I've done a little bit of data science and computer graphics and I was never sure which one is which. I think generally y is the rows and x is the columns, so you index like this: array[y][x]. But that can differ between use-cases (table with records vs an image) and libraries. I think row and column would clear that up, but then you still need to remember which one is the "outer" one (this is often important for performance)

Elias Mulhall (Dec 20 2023 at 16:17):

Yes that's a good point, I'm currently using row-major ordering https://en.wikipedia.org/wiki/Row-_and_column-major_order
My understanding is that some APIs will let you choose your data order. I've thought about that a little bit but it's fiddly.

LoipesMas (Dec 20 2023 at 16:22):

Maybe Index : { outer: Nat, inner: Nat } could work? That's more explicit and has less assumptions, but it's not really used so can be confusing. Although, IMO, it's better to have to think about it than be confused about what x or row means in a given context

Elias Mulhall (Dec 20 2023 at 16:37):

Interesting. I think the issue with that is outer could be either the row or the column, depending on if the data is stores in row-major or column-major order. I'll keep thinking about it though.

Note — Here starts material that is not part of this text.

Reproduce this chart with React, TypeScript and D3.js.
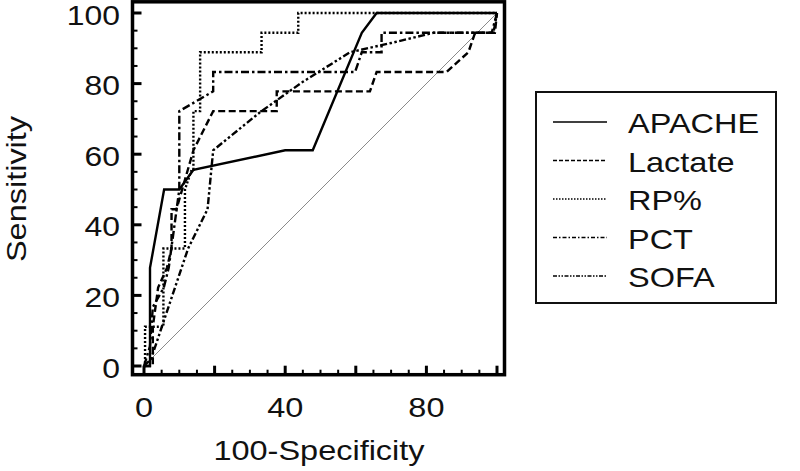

LoipesMas (Dec 20 2023 at 17:53):

I feel like what row and column means depends on the context and maybe how you get your data. If you load a table from a csv file it's pretty unambiguous, but in other cases not so much. If you transpose an image, rows are now columns and columns are now rows, but they're still arrays of pixels. When you render an image to screen, you have a "contract" with the library/API/whatever that inner arrays will go horizontally. But it's not a "property" of the data.
But maybe that's too philosophical/abstract and not productive :sweat_smile:

Elias Mulhall (Dec 20 2023 at 18:47):

Sure. We need to start with something that people can build their mental model off of, and I think it's pretty well understood that columns are the uppy-downies and rows are the side-to-sidies.

Ayaz Hafiz (Dec 21 2023 at 03:37):

If you're only interested in sticking with 2D arrays, I'd suggest {row, col}. If you're planning to go to higher dimensions later on, I'd honestly go with the tuple option, and expose helpers like dim0, dim1, ... to extract the position in a dimension.

Elias Mulhall (Dec 21 2023 at 04:43):

No solid plans, but I'm considering 1d with a integer index, 2d with {row, col}, 3d with {row, col, depth}, and Nd with a tuple. I don't think that the index types being different would be too big of a deal

Jacob (Dec 30 2023 at 13:07):

Would you prefer to use column-major for "scientific" purposes, no? I think every scientific purposed language I've used (R, Matlab, Julia, eigen/blas/lapack etc.) other than numpy (although, order='F') uses it by default or allows you to modify it. For math/physics/science books in general its standard, but computer graphics textbooks said "nah"... Although in the end it doesn't really matter that much, more preference/consistency.

Last updated: Jul 26 2025 at 12:14 UTC